Ce modèle, appelé “Life2vec”, a “analysé des données – âge, santé, éducation, emploi, revenus et autres événements de la vie – de plus de 6 millions de personnes originaires du Danemark, fournies par le gouvernement du pays”.

Des prédictions à 78 % correctes

Le modèle a appris à assimiler des informations sur la vie des personnes concernées, dans des phrases telles que : “En septembre 2012, Francisco a reçu 20 000 couronnes danoises en tant que gardien dans un château d’Elseneur.” Ou encore : “Au cours de sa troisième année au lycée, Hermione a suivi cinq cours optionnels.”

Sune Lehmann, professeur de “réseaux et sciences de la complexité” à l’université technique du Danemark, a déclaré sur le site universitaire Northeastern Global News que “toute l’histoire d’une vie humaine, en un sens, peut aussi être considérée comme une très longue phrase décrivant ce qui est arrivé à une personne”. C’est à partir de l’analyse de ces vies retranscrites en séquences d’événements que les prédictions ont été faites.
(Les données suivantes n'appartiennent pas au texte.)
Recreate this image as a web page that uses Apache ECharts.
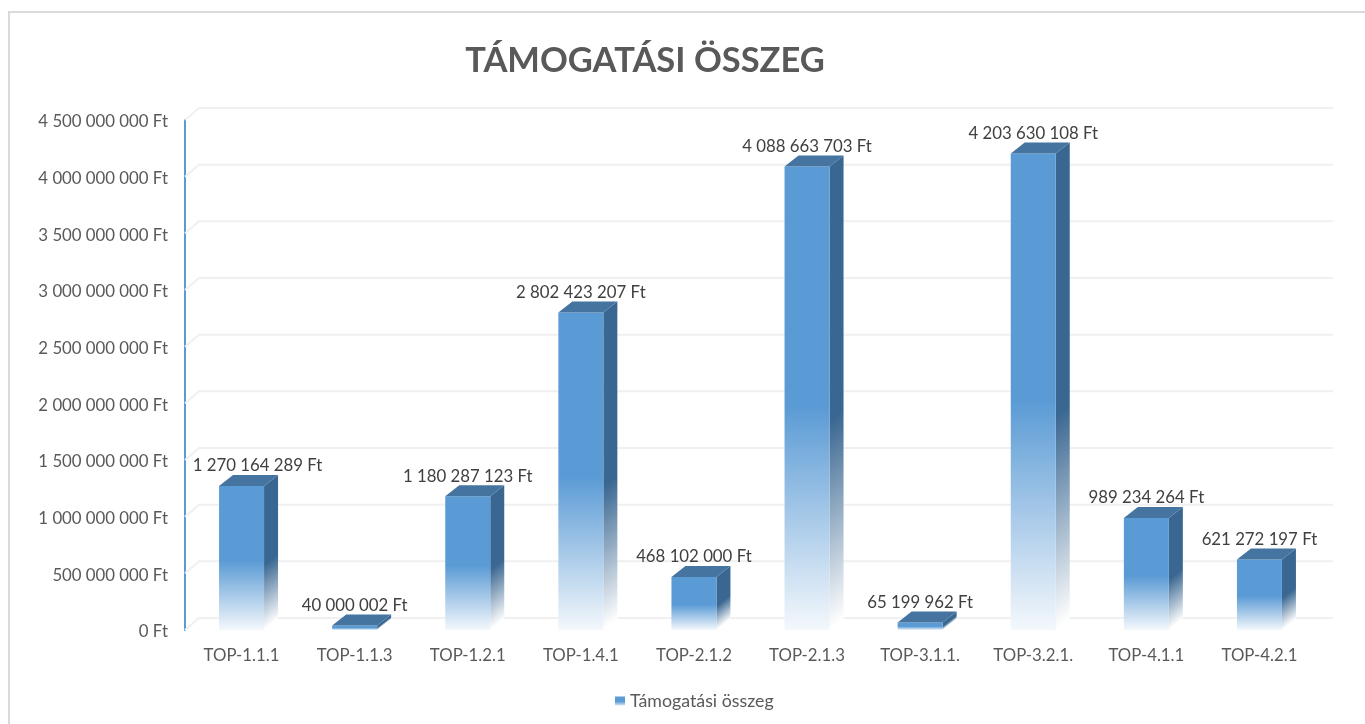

En assimilant toutes ces informations, l’outil a été capable de prédire correctement, dans 78 % des cas, les morts qui sont survenues jusqu’en 2020 – c’est-à-dire au cours des quatre années qui ont suivi le début de l’étude. Et le modèle est également parvenu à prédire d’autres éléments, tels que “des décisions de partir vivre à l’étranger”.

La question des données privées

Sune Lehmann précise en revanche qu’aucun individu concerné n’a été mis au courant des prédictions concernant sa propre mort. “Cela aurait été vraiment irresponsable”, a-t-il déclaré.

Les scientifiques à l’origine de ces travaux insistent d’ailleurs sur la nécessité de protéger les données personnelles de toutes les personnes dont la trajectoire de vie est susceptible d’être analysée par “Life2vec”. “Les lois danoises sur la vie privée rendraient illégal son usage pour la prise de décision à propos des individus, comme la rédaction de polices d’assurance ou des décisions concernant l’embauche.”

Les créateurs de ce modèle prédictif le voient “moins comme un produit fini que comme le point de départ d’une conversation” sur les usages de l’IA, peut-on lire sur le site de Northeastern Global News. Ce que ces recherches révèlent, en tout cas, est “une mauvaise nouvelle pour les défenseurs de l’humain”, analyse le Washington Post : car “pendant des décennies, l’un des principaux arguments contre l’utilisation de l’IA a été que les êtres humains sont trop spéciaux, trop magiques pour être réduits à des schémas et des probabilités”. Or, conclut le titre, ces résultats montrent l’inverse :

“Les preuves ne cessent de s’accumuler. Ce que nous faisons peut être reproduit parce que nous nous répétons sans cesse.”

Autrement dit, notre mort est prévisible car nous le sommes aussi.